Am ersten Tag nach seinem Amtsantritt hat Präsident Barack Obama ein an die Spitzen seiner Administration gerichtetes Memorandum mit dem Titel „Transparenz und offenes Regieren“ veröffentlicht, in dem er drei zentrale Zielsetzungen für seine Vorstellungen von Government 2.0 formulierte.
- Transparentes Regieren. Durch umfassende Information über die Aktivitäten der Regierung – so der dahinter stehende Gedanke – sollte deren Verantwortlichkeit gegenüber den Bürgerinnen und Bürgern so weit wie möglich ausgebaut werden.
- Weitreichende Partizipation der Bürger, um deren Ideen und Erfahrungen in die Regierungsarbeit einfließen lassen zu können und diese damit grundlegend zu verbessern.
- Intensive Kooperation zwischen staatlichen Stellen – auch über die verschiedenen Ebenen des Systems hinweg – untereinander sowie zwischen staatlichen Stellen und der Zivilgesellschaft im weitesten Sinne, Verbänden, NGOs, der Wirtschaft etc., um damit die Effektivität des Regierens zu erhöhen.

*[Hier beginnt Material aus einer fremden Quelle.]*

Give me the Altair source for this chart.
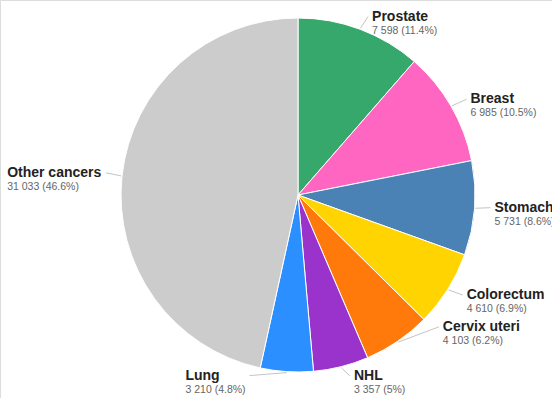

Diese außerordentlich ambitiösen Zielsetzungen wurden im Verlauf eines in dieser Form einmaligen Entscheidungsprozesses, an dem die Bürger über Web 2.0-Tools vom ersten Brainstorming, über die Diskussion und Bewertung verschiedener Ideen bis hin zur Ausarbeitung von konkreten Vorschlägen intensiv und direkt beteiligt waren (eine ausführliche Beschreibung dieses Prozesses finden Sie in meiner Präsentation “Government 2.0. Das Beispiel der Obama-Administration”, die Sie von Scribd herunterladen können) in eine Richtlinie gegossen, die am 08.12.2009 in endgültiger Form veröffentlicht wurde.
Das elf Seiten umfassende Dokument besteht aus zwei Teilen: Der eigentlichen Richtlinie (6 Seiten) sowie einem Anhang mit Erläuterungen zur Umsetzung für die Administration. Das Memorandum weist die Administration an, folgende vier Maßnahmen, oder besser Maßnahmenkataloge umzusetzen, um die o.g. drei zentralen Zielsetzungen umzusetzen und verbindet diese Anweisung mit rigiden zeitlichen Vorgaben.
- Regierungsinformationen online verfügbar machen.
- Die Qualität dieser Regierungsinformationen grundlegend zu verbessern.
- Eine Kultur des offenen Regierens im o.g. Sinne zu schaffen und zu institutionalisieren.
- Einen Rahmen – im weitesten Sinne – zu schaffen, der offenes Regieren ermöglicht, unterstützt und befördert.
Was zunächst sehr abstrakt aussieht, erweist sich bei einem näheren Blick in das Memorandum als außerordentlich konkret, weil jeweils zu jedem Punkt angegeben wird, was genau bis zu einem bestimmten Zeitpunkt (und hier ist die Rede von 45, 60 bzw. bei Punkt 4 120 Tagen!!) vorliegen muss. Und der Umsetzungsprozess hat bereits jetzt, wenige Tage später, auf breiter Front begonnen. Sehen Sie sich dazu einmal diese Übersicht an.
Auch die Implementationsphase ist übrigens durch intensive Bürgerbeteiligung charakterisiert. So stand beispielsweise Aneesh Chopra, der Chief Technology Officer der Regierung, im Rahmen eines Live Chats für Fragen zur Verfügung. Auch hier kann ich die Lektüre einer komprimierten Zusammenfassung nur empfehlen.
Für mich ein gelungenes und überzeugendes Beispiel dafür, dass Web 2.0-gestützte Bürgerbeteiligung möglich ist und die inhaltlichen Ergebnisse von Entscheidungsprozessen verbessern kann. Da kann man Vivek Kundra, dem Chief Information Officer der Regierung, nur zustimmen, wenn er sagt:
"We've got to recognize that we can't treat the American people as subjects, but as a co-creator of ideas”
Da scheint die Politik endlich so weit zu sein, wie es die Ökonomie und einzelne Unternehmen – wunderbar beschrieben in dem Buch Wikinomics – schon längst sind. Es geht nicht einfach nur darum, Bürgerinnen und Bürger ein bißchen mitreden zu lassen, um Ihnen das Gefühl zu geben, eingebunden zu sein. Politik ist vielmehr - wie in dem Zitat von Vivek Kundra so schön zum Ausdruck kommt - auf sie angewiesen, weil sie angesichts der zunehmend komplexen Gesellschaften und Problemlagen des 21. Jahrhunderts ihre Ideen, ihren Sachverstand und ihr Engagement braucht, um ihre Steuerungsaufgaben noch sinnvoll wahrnehmen zu können.